Dans sa véhémence, Dallaire attaque les pacifistes. Il prétend que la volonté de paix, d’entente, de solidarité est incorrecte, passéiste, minable. « Nous allons voir si nous sommes encore provinciaux et même paroissiaux », clame-t-il. Il utilise une qualité rare comme s’il s’agissait d’un défaut. Alors que le pacifisme prouve la sagesse, la sensibilité, l’intelligence, la bonté, Dallaire le reproche à celles et à ceux qui veulent que les communautés s’organisent dans des rapports d’égalité.

On ne fait jamais la guerre au nom de la paix. C’est une contradiction fondamentale et une distorsion du langage, de la pensée. On se réfère à de beaux mots pour justifier des instincts du cerveau primaire, le reptilien, celui des fonctions vitales, sans l’intervention du cerveau mammalien, celui de la capacité d’aimer ses petits et d’apprendre de ses erreurs.

L’opinion collective (si facilement manipulable) disculpe les voleurs, violeurs, tortionnaires et tueurs lorsqu’ils agissent en portant un uniforme militaire parce que l’élite, les banquiers, les politiciens, les actionnaires, les dirigeants et propriétaires cautionnent l’entreprise de destruction.

Les Gilles de Rais, Napoléon, Pétain, Hitler, Dallaire ont le meurtre désinvolte et justifié comme des prédateurs sexuels, des gangs de rue, des motards criminalisés, des narco-trafiquants, d’autres officiers de l’armée et ceux qui commettent des « overkills », meurtres avec acharnement.

Les militaires par choix vivent des satisfactions en tuant sans être sanctionnés. Mais les conscrits reviennent de la guerre traumatisés ; les pires séquelles sont psychologiques parce que même ceux qui reviennent sans infirmité, sans amputation, ont des incapacités au niveau psychologique. La guerre est une erreur qui nous apprend la dévastation intérieure et irrémédiable de l’être qui l’a subie en tant qu’assaillant contraint ou en tant qu’assailliE persécutéE.

L’État, le système judiciaire, l’armée préservent l’exclusivité de leur droit à infliger la violence pour augmenter le capital au détriment du bien commun, de la qualité de vie et de l’unicité de l’existence humaine.

Dallaire et ses semblables sont incapables de mettre au monde, alors ils compensent en voulant mettre à mort.

L’acceptation du principe guerrier est induit dans la population : on organise des concerts de musique militaire, on a donné un prix littéraire à Dallaire, le prix du Grand Public du Salon du livre de Montréal en 2004, on l’a même nommé sénateur.
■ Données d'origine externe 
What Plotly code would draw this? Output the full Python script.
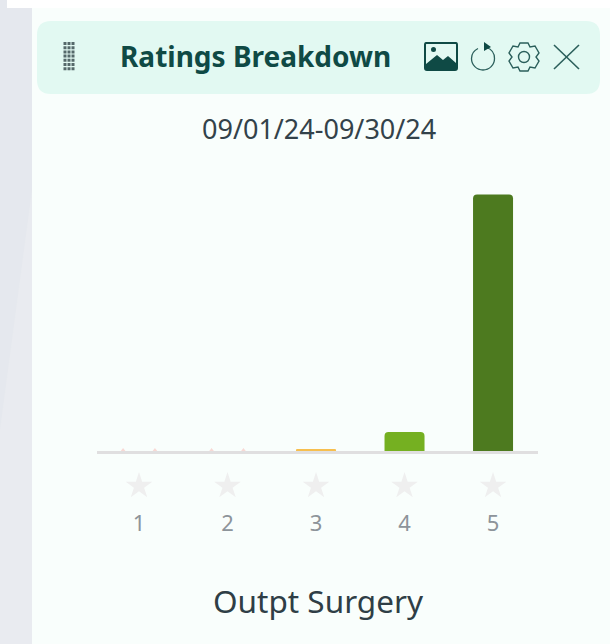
import plotly.graph_objects as go

ratings = ["1", "2", "3", "4", "5"]
counts = [0, 0, 1, 10, 135]
bar_colors = ["#f6c9c4", "#f6c9c4", "#f7bf4f", "#75b021", "#4d7a1f"]
title = "Ratings Breakdown"
date_range = "09/01/24-09/30/24"
department = "Outpt Surgery"

W, H = 610, 644
FONT = "Noto Sans"
DARK = "#0f4a45"

def dy(a, b):
    return [1 - b / H, 1 - a / H]

def X(v):
    return round(v / W, 5)

def Y(v):
    return round(1 - v / H, 5)

def paper_path(points):
    out = []
    for cmd, coords in points:
        out.append(cmd + " ".join(f"{X(c[0])},{Y(c[1])}" for c in coords))
    return " ".join(out) + " Z"

def paper_rect(x0, x1, y0, y1, color):
    return dict(type="rect", xref="paper", yref="paper", layer="below",
                x0=X(x0), x1=X(x1), y0=Y(y1), y1=Y(y0), fillcolor=color, line_width=0)

fig = go.Figure()
fig.add_bar(x=[0, 1, 2, 3, 4], y=counts, marker=dict(color=bar_colors, line_width=0),
            width=0.452, hoverinfo="skip", showlegend=False)
fig.add_scatter(x=[0, 1, 2, 3, 4], y=[0.5] * 5, yaxis="y3", mode="markers",
                marker=dict(symbol="star", size=20, color="#efefef"),
                hoverinfo="skip", showlegend=False, cliponaxis=False)
# faint corner specks of the two empty bars
fig.add_scatter(x=[-0.18, 0.18, 0.82, 1.18], y=[0.5] * 4, mode="markers",
                marker=dict(symbol="triangle-up", size=4, color="#f8d9d5"),
                hoverinfo="skip", showlegend=False, cliponaxis=False)

shapes = [
    paper_rect(0, 610, 0, 644, "#f9fefc"),
    paper_rect(0, 32, 0, 644, "#e5e8ee"),
    dict(type="path", xref="paper", yref="paper", layer="below", fillcolor="#e9ebf0", line_width=0,
         path=paper_path([("M", [(32, 190)]), ("L", [(32, 644)]), ("L", [(0, 644)]), ("L", [(0, 430)])])),
    paper_rect(7, 610, 0, 8, "#ffffff"),
    dict(type="path", xref="paper", yref="paper", layer="below", fillcolor="#e2f9f2", line_width=0,
         path=paper_path([
             ("M", [(51, 21)]), ("L", [(586, 21)]), ("Q", [(600, 21), (600, 35)]),
             ("L", [(600, 80)]), ("Q", [(600, 94), (586, 94)]),
             ("L", [(51, 94)]), ("Q", [(37, 94), (37, 80)]),
             ("L", [(37, 35)]), ("Q", [(37, 21), (51, 21)])])),
]
ic = dict(xref="x2", yref="y2", layer="above")
for x in (65, 69, 73):
    shapes.append(dict(type="line", x0=x, x1=x, y0=42, y1=71,
                       line=dict(color="#55696a", width=3, dash="3px,1.2px"), **ic))
shapes += [
    # image icon
    dict(type="path", path="M426,43 L456,43 Q457,43 457,45 L457,68 Q457,70 455,70 L427,70 Q425,70 425,68 L425,45 Q425,43 426,43 Z",
         fillcolor="rgba(0,0,0,0)", line=dict(color=DARK, width=2), **ic),
    dict(type="path", path="M426,69 L426,64 L437,55 L443,60 L448,56 L456,63 L456,69 Z",
         fillcolor=DARK, line_width=0, **ic),
    dict(type="circle", x0=431, x1=436, y0=47, y1=52, fillcolor=DARK, line_width=0, **ic),
    # reload icon
    dict(type="path",
         path="M478,48.5 C474,50.5 471.5,54 471.5,58.5 C471.5,64.9 476.6,70 483,70 C489.4,70 494.5,64.9 494.5,58.5 C494.5,53 491,49 486.5,47.5",
         fillcolor="rgba(0,0,0,0)", line=dict(color="#2b5f5b", width=1.3), **ic),
    dict(type="path", path="M484,42 L491,47 L484,51 Z", fillcolor=DARK, line_width=0, **ic),
    # gear icon
    dict(type="path",
         path="M520,43 L528,43 L530,47 L535,46 L539,53 L536,57 L539,61 L535,68 L530,67 L528,71 L520,71 L518,67 L513,68 L509,61 L512,57 L509,53 L513,46 L518,47 Z",
         fillcolor="rgba(0,0,0,0)", line=dict(color="#2b5f5b", width=1.4), **ic),
    dict(type="circle", x0=518.5, x1=529.5, y0=51.5, y1=62.5, fillcolor="rgba(0,0,0,0)",
         line=dict(color="#2b5f5b", width=1.4), **ic),
    # close icon
    dict(type="line", x0=554, x1=579, y0=45, y1=69, line=dict(color="#2b5f5b", width=1.6), **ic),
    dict(type="line", x0=579, x1=554, y0=45, y1=69, line=dict(color="#2b5f5b", width=1.6), **ic),
]

ann = dict(xref="x2", yref="y2", showarrow=False, xanchor="center", yanchor="middle")
annotations = [
    dict(x=255.5, y=56, text=f"<b>{title}</b>", font=dict(family=FONT, size=28, color=DARK), **ann),
    dict(x=318.5, y=128, text=date_range, font=dict(family=FONT, size=27, color="#33424a"), **ann),
    dict(x=318, y=600, text=department, font=dict(family=FONT, size=31.5, color="#2f3e46"), **ann),
]

fig.update_layout(
    width=W, height=H, margin=dict(l=0, r=0, t=0, b=0),
    paper_bgcolor="#f9fefc", plot_bgcolor="rgba(0,0,0,0)",
    barcornerradius=4,
    shapes=shapes, annotations=annotations,
    xaxis=dict(domain=[97 / W, 538 / W], range=[-0.4746, 4.508], tickmode="array",
               tickvals=[0, 1, 2, 3, 4], ticktext=ratings, ticks="outside", ticklen=51,
               tickcolor="rgba(0,0,0,0)", showgrid=False, zeroline=False,
               showline=True, linecolor="#e0dfe0", linewidth=3,
               tickfont=dict(family=FONT, size=22, color="#8d949a"), anchor="y"),
    yaxis=dict(domain=dy(180, 451), range=[0, 142.6], visible=False, anchor="x"),
    xaxis2=dict(domain=[0, 1], range=[0, W], visible=False, anchor="y2"),
    yaxis2=dict(domain=[0, 1], range=[H, 0], visible=False, anchor="x2"),
    yaxis3=dict(domain=dy(466, 506), range=[0, 1], visible=False, anchor="x"),
)
fig.write_html("out.html", config=dict(displayModeBar=False),
               post_script="document.body.style.margin='0';")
Le gouvernement canadien a consacré 2 ans et 22 millions de dollars pour restaurer le monument de Vimy dédié aux 3598 soldats canadiens morts lors de la bataille de la Crête de Vimy. Un autre ex-militaire, le colonel à la retraite des forces armées canadiennes, Michel Drapeau, a déclaré que les 650 millions défrayés récemment pour des chars d’assaut s’ajoutent aux 17 milliards que le gouvernement conservateur a dépensés depuis un an pour l’achat d’équipement, c’est-à-dire que chaque jour le Canada dépense pour la guerre 46 millions de dollars. Par ailleurs, le film « Les fragments d’Antonin », du réalisataeur Gabriel Le Bomim, n’a jamais été distribué au Québec. C’est un chef-d’œuvre de démonstration des ravages de la guerre quand la dépersonnalisation des êtres les transforme jusqu’à l’anéantissement de ce qu’il y a de plus beau, de plus compréhensif, de plus aimant, en eux. Il ne faut pas prouver que la guerre fait mal.
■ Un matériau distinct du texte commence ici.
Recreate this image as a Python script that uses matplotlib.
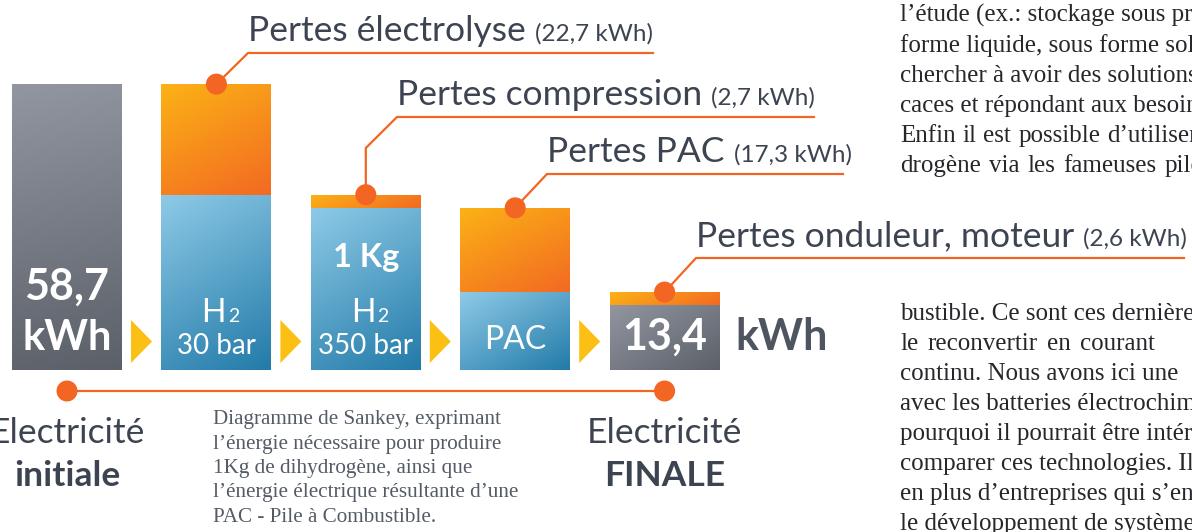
import numpy as np
import matplotlib.pyplot as plt
from matplotlib.patches import Polygon, Circle
from matplotlib.colors import LinearSegmentedColormap

# Energie pour 1 kg de H2 (kWh)
etapes = ["initiale", "H2 30 bar", "H2 350 bar", "PAC", "FINALE"]
energie_utile = [58.7, 36.0, 33.3, 16.0, 13.4]
pertes = [0.0, 22.7, 2.7, 17.3, 2.6]
pertes_noms = ["Pertes électrolyse", "Pertes compression", "Pertes PAC",
               "Pertes onduleur, moteur"]
pertes_kwh = ["22,7", "2,7", "17,3", "2,6"]

W, H = 1192, 532
BASE = 370        # ligne de base des barres (px)
K = 4.87          # px par kWh
SANS = "Lato"
SERIF = "Liberation Serif"
TXT = "#3d4451"
ORANGE = "#f26522"
JAUNE = "#fcbf14"

fig = plt.figure(figsize=(W / 100, H / 100), dpi=100)

# axe des barres en kWh
axb = fig.add_axes([0, 0, 1, 1])
axb.set_xlim(0, W)
axb.set_ylim(-(H - BASE) / K, BASE / K)
axb.axis("off")

# axe en pixels pour les annotations
ax = fig.add_axes([0, 0, 1, 1])
ax.set_xlim(0, W)
ax.set_ylim(H, 0)
ax.axis("off")
ax.patch.set_visible(False)
ax.set_zorder(2)
axb.set_zorder(1)

renderer = fig.canvas.get_renderer()

def largeur(t):
    bb = t.get_window_extent(renderer=renderer)
    return bb.x1 - bb.x0, ax.transData.inverted().transform((bb.x1, bb.y0))[0]

xs = [67 + i * 149.4 for i in range(5)]
bw = 110

def degrade(bar, c0, c1, poids=0.5):
    x0, y0 = bar.get_x(), bar.get_y()
    w, h = bar.get_width(), bar.get_height()
    (p0x, p0y), (p1x, p1y) = axb.transData.transform([(x0, y0), (x0 + w, y0 + h)])
    pw, ph = abs(p1x - p0x), abs(p1y - p0y)
    u = np.linspace(0, 1, 80)[None, :] * pw * poids
    v = np.linspace(0, 1, 80)[:, None] * ph
    t = (u + v) / (pw * poids + ph)
    cmap = LinearSegmentedColormap.from_list("g", [c0, c1])
    im = axb.imshow(t, cmap=cmap, vmin=0, vmax=1, extent=(x0, x0 + w, y0, y0 + h),
                    origin="upper", aspect="auto", interpolation="bilinear")
    im.set_clip_path(bar)
    bar.set_facecolor("none")

gris = ("#9196a0", "#5c6069")
bleu = ("#8ecae7", "#237ba9")
orange = ("#fcb216", "#f26a22")

bas = axb.bar(xs, energie_utile, width=bw, linewidth=0)
hauts = axb.bar(xs, pertes, bottom=energie_utile, width=bw, linewidth=0)
for i, b in enumerate(bas):
    degrade(b, *(gris if i in (0, 4) else bleu), poids=0.2 if i == 0 else 0.6)
for i, b in enumerate(hauts):
    if pertes[i] > 0:
        degrade(b, *orange, poids=0.5)
axb.set_xlim(0, W)
axb.set_ylim(-(H - BASE) / K, BASE / K)

def px(x, val):
    return ax.transData.inverted().transform(axb.transData.transform((x, val)))

# fleches jaunes
for i in range(4):
    xr = xs[i] + bw / 2
    ax.add_patch(Polygon([(xr + 9, 320), (xr + 9, 363), (xr + 30, 341.5)],
                         closed=True, color=JAUNE, lw=0))

# textes dans les barres
ax.text(xs[0], 287, "58,7", color="white", fontsize=31, fontweight="bold",
        family=SANS, ha="center", va="center")
ax.text(xs[0], 338, "kWh", color="white", fontsize=30, fontweight="bold",
        family=SANS, ha="center", va="center")
for i, lab in [(1, "30 bar"), (2, "350 bar")]:
    th = ax.text(xs[i] - 15, 322, "H", color="white", fontsize=23, family=SANS,
                 ha="left", va="baseline")
    _, xe = largeur(th)
    ax.text(xe + 2, 322, "2", color="white", fontsize=14, family=SANS,
            ha="left", va="baseline")
    ax.text(xs[i], 354, lab, color="white", fontsize=20, family=SANS,
            ha="center", va="baseline")
ax.text(xs[2], 257, "1 Kg", color="white", fontsize=23.5, fontweight="bold",
        family=SANS, ha="center", va="center")
ax.text(xs[3], 340, "PAC", color="white", fontsize=23, family=SANS,
        ha="center", va="center")
ax.text(xs[4], 337, "13,4", color="white", fontsize=31, fontweight="bold",
        family=SANS, ha="center", va="center")
ax.text(735, 337, "kWh", color="#4f5461", fontsize=31, fontweight="bold",
        family=SANS, ha="left", va="center")

# legendes des pertes
coudes = [(248, 53), (397, 117), (547, 174), (696, 258)]
fins = [653, 814, 843, 1184]
for k in range(4):
    i = k + 1
    dx, dy = px(xs[i], energie_utile[i] + pertes[i])
    cx, cy = coudes[k]
    if k == 1:
        pts = [(dx, dy), (dx, 148), (cx, cy), (fins[k], cy)]
    else:
        pts = [(dx, dy), (cx, cy), (fins[k], cy)]
    ax.plot([p[0] for p in pts], [p[1] for p in pts], color=ORANGE, lw=1.6,
            solid_joinstyle="miter")
    ax.add_patch(Circle((dx, dy), 10.5, color=ORANGE, lw=0, zorder=3))
    t = ax.text(cx, cy - 12, pertes_noms[k], color=TXT, fontsize=25.5,
                family=SANS, ha="left", va="baseline")
    _, xe = largeur(t)
    ax.text(xe + 9, cy - 12, "(" + pertes_kwh[k] + " kWh)", color=TXT,
            fontsize=17.5, family=SANS, ha="left", va="baseline")

# ligne du bas
ax.plot([xs[0], xs[4]], [391, 391], color=ORANGE, lw=1.6)
for x in (xs[0], xs[4]):
    ax.add_patch(Circle((x, 391), 10.5, color=ORANGE, lw=0, zorder=3))
for x, mot in [(xs[0], "initiale"), (xs[4], "FINALE")]:
    ax.text(x, 433, "Electricité", color=TXT, fontsize=25.5, family=SANS,
            ha="center", va="center")
    ax.text(x, 476, mot, color=TXT, fontsize=25.5, fontweight="bold",
            family=SANS, ha="center", va="center")

legende = ["Diagramme de Sankey, exprimant",
           "l’énergie nécessaire pour produire",
           "1Kg de dihydrogène, ainsi que",
           "l’énergie électrique résultante d’une",
           "PAC - Pile à Combustible."]
for j, ligne in enumerate(legende):
    ax.text(213, 424 + 24.5 * j, ligne, color="#555b66", fontsize=15.2,
            family=SERIF, ha="left", va="baseline")

# texte de l'article a droite
haut = ["l’étude (ex.: stockage sous pression",
        "forme liquide, sous forme solide",
        "chercher à avoir des solutions",
        "caces et répondant aux besoins",
        ["Enfin", "il", "est", "possible", "d’utiliser"],
        ["drogène", "via", "les", "fameuses", "piles"]]
bas_txt = ["bustible. Ce sont ces dernières",
           ["le", "reconvertir", "en", "courant"],
           "continu. Nous avons ici une",
           "avec les batteries électrochimiques",
           "pourquoi il pourrait être intéressant",
           "comparer ces technologies. Il",
           "en plus d’entreprises qui s’engagent",
           "le développement de systèmes"]
# debut du dernier mot des lignes justifiees (px)
dernier_mot = {("h", 4): 1107, ("h", 5): 1165, ("b", 1): 1080}
for bloc, lignes, y0 in [("h", haut, 22), ("b", bas_txt, 320)]:
    for j, ligne in enumerate(lignes):
        y = y0 + 30 * j
        if isinstance(ligne, list):
            objs = [ax.text(900, y, m, color="#26262b", fontsize=18, family=SERIF,
                            ha="left", va="baseline") for m in ligne]
            ws = [largeur(o)[0] for o in objs[:-1]]
            gap = (dernier_mot[(bloc, j)] - 900 - sum(ws)) / (len(ligne) - 1)
            x = 900
            for o, w in zip(objs[:-1], ws):
                o.set_x(x)
                x += w + gap
            objs[-1].set_x(x)
        else:
            ax.text(900, y, ligne, color="#26262b", fontsize=18, family=SERIF,
                    ha="left", va="baseline")

fig.savefig("out.png", dpi=100)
On sait qu’il existe des maniaques à la hache, à la tronçonneuse, nous avons droit au maniaque à la guerre. Ce n’est qu’un début, il va continuer son combat et jouer encore la vedette sur la première page d’un journal. Les Maman Plouffe n’ont pas fini de crier : « Mon Guillaume qui tue des hommes ! »
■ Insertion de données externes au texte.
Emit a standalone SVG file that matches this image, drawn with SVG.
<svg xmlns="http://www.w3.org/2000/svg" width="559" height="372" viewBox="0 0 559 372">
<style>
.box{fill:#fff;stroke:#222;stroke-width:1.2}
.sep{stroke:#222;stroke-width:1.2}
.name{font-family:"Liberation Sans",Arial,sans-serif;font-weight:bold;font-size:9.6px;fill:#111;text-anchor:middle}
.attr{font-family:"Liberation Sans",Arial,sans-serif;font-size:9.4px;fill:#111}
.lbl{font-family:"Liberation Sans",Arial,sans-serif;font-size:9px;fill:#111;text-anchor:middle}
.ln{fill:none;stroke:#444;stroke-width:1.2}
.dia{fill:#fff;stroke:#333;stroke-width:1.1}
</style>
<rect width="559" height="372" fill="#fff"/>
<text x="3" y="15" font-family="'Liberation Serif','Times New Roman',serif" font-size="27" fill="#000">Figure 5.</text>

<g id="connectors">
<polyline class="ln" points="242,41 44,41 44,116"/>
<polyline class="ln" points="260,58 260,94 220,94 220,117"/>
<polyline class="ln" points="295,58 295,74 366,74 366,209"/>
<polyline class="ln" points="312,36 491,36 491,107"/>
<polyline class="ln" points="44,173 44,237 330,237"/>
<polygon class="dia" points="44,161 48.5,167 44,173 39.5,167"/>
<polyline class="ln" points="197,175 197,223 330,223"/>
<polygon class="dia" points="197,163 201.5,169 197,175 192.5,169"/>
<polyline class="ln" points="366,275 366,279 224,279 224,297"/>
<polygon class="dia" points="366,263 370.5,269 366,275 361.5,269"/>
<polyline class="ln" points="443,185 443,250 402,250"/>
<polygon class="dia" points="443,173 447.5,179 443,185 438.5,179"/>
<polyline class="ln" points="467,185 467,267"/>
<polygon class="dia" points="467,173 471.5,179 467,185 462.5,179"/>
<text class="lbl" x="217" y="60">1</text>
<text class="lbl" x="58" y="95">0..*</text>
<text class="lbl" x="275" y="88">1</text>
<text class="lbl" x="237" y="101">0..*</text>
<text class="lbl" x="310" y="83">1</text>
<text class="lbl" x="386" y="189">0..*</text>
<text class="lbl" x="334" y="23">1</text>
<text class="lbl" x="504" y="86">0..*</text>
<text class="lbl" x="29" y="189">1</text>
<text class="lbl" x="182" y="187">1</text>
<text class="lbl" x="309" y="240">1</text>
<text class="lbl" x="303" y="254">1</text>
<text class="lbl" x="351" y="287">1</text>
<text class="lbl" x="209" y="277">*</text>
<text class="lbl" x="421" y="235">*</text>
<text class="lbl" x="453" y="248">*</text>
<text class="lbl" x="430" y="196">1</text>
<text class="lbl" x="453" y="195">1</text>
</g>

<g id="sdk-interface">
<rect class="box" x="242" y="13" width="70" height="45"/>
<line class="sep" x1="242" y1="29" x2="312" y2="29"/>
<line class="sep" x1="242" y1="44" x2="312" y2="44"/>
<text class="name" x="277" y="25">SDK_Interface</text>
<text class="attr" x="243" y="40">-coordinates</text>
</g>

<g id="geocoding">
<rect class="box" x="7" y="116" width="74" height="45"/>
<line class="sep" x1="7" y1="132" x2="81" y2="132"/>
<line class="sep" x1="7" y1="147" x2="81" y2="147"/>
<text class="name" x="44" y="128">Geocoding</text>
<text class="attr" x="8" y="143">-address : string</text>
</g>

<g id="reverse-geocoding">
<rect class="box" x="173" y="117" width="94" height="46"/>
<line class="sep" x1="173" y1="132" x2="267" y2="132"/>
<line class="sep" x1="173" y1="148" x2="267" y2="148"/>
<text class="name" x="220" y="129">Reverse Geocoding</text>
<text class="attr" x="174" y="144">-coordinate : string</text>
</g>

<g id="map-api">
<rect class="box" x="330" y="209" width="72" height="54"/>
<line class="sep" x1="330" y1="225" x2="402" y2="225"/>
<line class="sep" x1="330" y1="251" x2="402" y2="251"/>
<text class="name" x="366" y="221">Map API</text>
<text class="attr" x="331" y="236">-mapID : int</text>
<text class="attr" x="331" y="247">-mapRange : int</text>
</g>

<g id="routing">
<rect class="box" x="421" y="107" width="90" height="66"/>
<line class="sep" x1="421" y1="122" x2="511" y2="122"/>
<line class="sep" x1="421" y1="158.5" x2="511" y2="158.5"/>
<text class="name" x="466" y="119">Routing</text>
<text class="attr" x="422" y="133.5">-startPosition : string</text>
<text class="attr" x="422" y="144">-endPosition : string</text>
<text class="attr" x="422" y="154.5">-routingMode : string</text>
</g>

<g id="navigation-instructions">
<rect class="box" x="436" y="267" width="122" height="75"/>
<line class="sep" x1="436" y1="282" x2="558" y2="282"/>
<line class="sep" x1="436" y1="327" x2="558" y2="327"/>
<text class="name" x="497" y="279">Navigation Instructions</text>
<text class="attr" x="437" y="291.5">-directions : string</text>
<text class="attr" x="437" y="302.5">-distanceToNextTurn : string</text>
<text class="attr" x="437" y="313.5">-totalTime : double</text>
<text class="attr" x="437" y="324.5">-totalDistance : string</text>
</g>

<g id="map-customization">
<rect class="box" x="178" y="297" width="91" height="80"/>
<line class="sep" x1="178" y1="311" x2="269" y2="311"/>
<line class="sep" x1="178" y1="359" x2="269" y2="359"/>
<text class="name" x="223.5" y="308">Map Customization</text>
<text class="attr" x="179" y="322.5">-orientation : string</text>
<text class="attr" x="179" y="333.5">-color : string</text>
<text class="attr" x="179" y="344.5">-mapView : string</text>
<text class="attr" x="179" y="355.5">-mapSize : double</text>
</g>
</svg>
Quand j’étais enfant, mon père m’a dit : « Si on pouvait voir la beauté de l’esprit, il n’y aurait plus jamais de guerre ».

Si le cerveau humain a pu conceptualiser et réaliser la fin officielle de l’esclavage, du racisme, de l’homophobie, est-ce à un développement, une évolution du cerveau que l’on devrait la pensée et la concrétisation de la fin du capitalisme, du patriarcat, de la consommation, de la misogynie et de la guerre ?

Notes

1. « Il y a un prix à payer. Gare au repli sur soi » Journal de Montréal, mercredi, le 11 avril 2007, pp.1 et 3, s.n., la Presse Canadienne.
2. Sur le site Sisyphe, on peut lire la critique que j’ai faite du film Les fragments d’Antonin dans l’article : « Maintenant, c’est le bonheur ».
3. Gilles Carle, Les Plouffe. Film québécois, 1981.